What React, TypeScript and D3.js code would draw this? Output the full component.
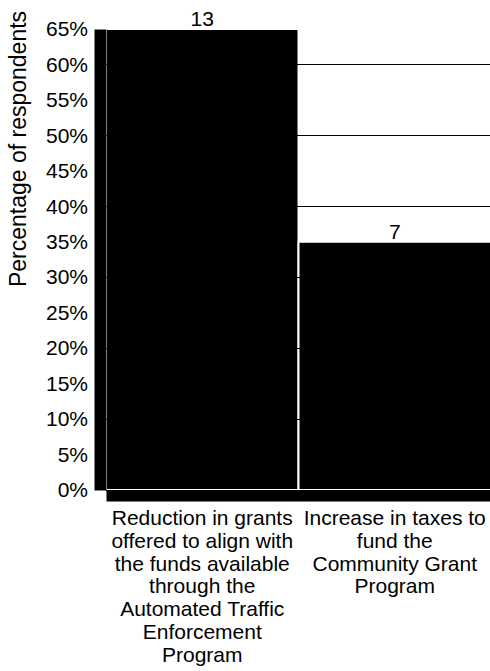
import React from "react";
import * as d3 from "d3";

const categories = [
    "Reduction in grants offered to align with the funds available through the Automated Traffic Enforcement Program",
    "Increase in taxes to fund the Community Grant Program",
];
const categoryLines = [
    ["Reduction in grants", "offered to align with", "the funds available", "through the", "Automated Traffic", "Enforcement", "Program"],
    ["Increase in taxes to", "fund the", "Community Grant", "Program"],
];
const percentages = [0.65, 0.35];
const counts = [13, 7];
const yTicks = [0, 0.05, 0.1, 0.15, 0.2, 0.25, 0.3, 0.35, 0.4, 0.45, 0.5, 0.55, 0.6, 0.65];
const gridTicks = [0, 0.1, 0.2, 0.3, 0.4, 0.5, 0.6];

export default function App() {
    const width = 490;
    const height = 671;
    const left = 106;
    const right = 491;
    const top = 29;
    const bottom = 490;
    const font = "'Liberation Sans', Arial, sans-serif";
    const fontSize = "21px";

    const svgRef = React.useRef<SVGSVGElement>(null);

    React.useEffect(() => {
        const svg = d3.select(svgRef.current);
        svg.selectAll("*").remove();

        const x = d3.scaleBand().domain(categories).range([left, right]).padding(0);
        const y = d3.scaleLinear().domain([0, 0.65]).range([bottom, top]);

        // bars with white outline
        svg.append("g")
            .selectAll("rect")
            .data(categories)
            .enter()
            .append("rect")
            .attr("x", d => x(d)!)
            .attr("y", (d, i) => y(percentages[i]))
            .attr("width", x.bandwidth())
            .attr("height", (d, i) => bottom - y(percentages[i]))
            .style("fill", "#000")
            .style("stroke", "#fff")
            .style("stroke-width", 2);

        // gridlines on top
        svg.append("g")
            .selectAll("line")
            .data(gridTicks)
            .enter()
            .append("line")
            .attr("x1", left)
            .attr("x2", right)
            .attr("y1", d => Math.round(y(d)) + 0.5)
            .attr("y2", d => Math.round(y(d)) + 0.5)
            .style("stroke", "#000")
            .style("stroke-width", 1);

        // thick x axis
        const axisX = d3.axisBottom(x).tickSize(0).tickFormat(() => "");
        const gx = svg.append("g")
            .attr("transform", `translate(0, ${bottom + 5.5})`)
            .call(axisX);
        gx.select(".domain").style("stroke", "#000").style("stroke-width", 11);

        // thick y axis
        const axisY = d3.axisLeft(y)
            .tickValues(yTicks)
            .tickSize(0)
            .tickPadding(12)
            .tickFormat(d => d3.format(".0%")(d as number));
        const gy = svg.append("g")
            .attr("transform", `translate(100, 0)`)
            .call(axisY);
        gy.select(".domain").style("stroke", "#000").style("stroke-width", 12);
        gy.selectAll("text")
            .style("font-family", font)
            .style("font-size", fontSize)
            .style("fill", "#000");

        // category labels
        categoryLines.forEach((lines, i) => {
            const cx = x(categories[i])! + x.bandwidth() / 2;
            const t = svg.append("text")
                .attr("text-anchor", "middle")
                .style("font-family", font)
                .style("font-size", fontSize)
                .style("fill", "#000");
            lines.forEach((line, j) => {
                t.append("tspan")
                    .attr("x", cx)
                    .attr("y", 525 + j * 22.8)
                    .text(line);
            });
        });

        // value labels
        svg.append("g")
            .selectAll("text")
            .data(categories)
            .enter()
            .append("text")
            .attr("x", d => x(d)! + x.bandwidth() / 2)
            .attr("y", (d, i) => y(percentages[i]) - 3)
            .attr("text-anchor", "middle")
            .style("font-family", font)
            .style("font-size", fontSize)
            .text((d, i) => counts[i]);

        // y title
        svg.append("text")
            .attr("transform", "translate(26, 149) rotate(-90)")
            .attr("text-anchor", "middle")
            .style("font-family", font)
            .style("font-size", "23px")
            .text("Percentage of respondents");
    }, []);

    return (
        <svg ref={svgRef} width={width} height={height}
             style={{position: "absolute", left: 0, top: 0, background: "#fff"}}></svg>
    );
}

══════

## Problem to solve
Copy nothing but the lines from the top of the material through the line holding "d3.scaleLinear().domain([0, 0.65]).range([bottom, top]);", exactly as written; omit pictures.

## Completed exercise
What React, TypeScript and D3.js code would draw this? Output the full component.
import React from "react";
import * as d3 from "d3";

const categories = [
    "Reduction in grants offered to align with the funds available through the Automated Traffic Enforcement Program",
    "Increase in taxes to fund the Community Grant Program",
];
const categoryLines = [
    ["Reduction in grants", "offered to align with", "the funds available", "through the", "Automated Traffic", "Enforcement", "Program"],
    ["Increase in taxes to", "fund the", "Community Grant", "Program"],
];
const percentages = [0.65, 0.35];
const counts = [13, 7];
const yTicks = [0, 0.05, 0.1, 0.15, 0.2, 0.25, 0.3, 0.35, 0.4, 0.45, 0.5, 0.55, 0.6, 0.65];
const gridTicks = [0, 0.1, 0.2, 0.3, 0.4, 0.5, 0.6];

export default function App() {
    const width = 490;
    const height = 671;
    const left = 106;
    const right = 491;
    const top = 29;
    const bottom = 490;
    const font = "'Liberation Sans', Arial, sans-serif";
    const fontSize = "21px";

    const svgRef = React.useRef<SVGSVGElement>(null);

    React.useEffect(() => {
        const svg = d3.select(svgRef.current);
        svg.selectAll("*").remove();

        const x = d3.scaleBand().domain(categories).range([left, right]).padding(0);
        const y = d3.scaleLinear().domain([0, 0.65]).range([bottom, top]);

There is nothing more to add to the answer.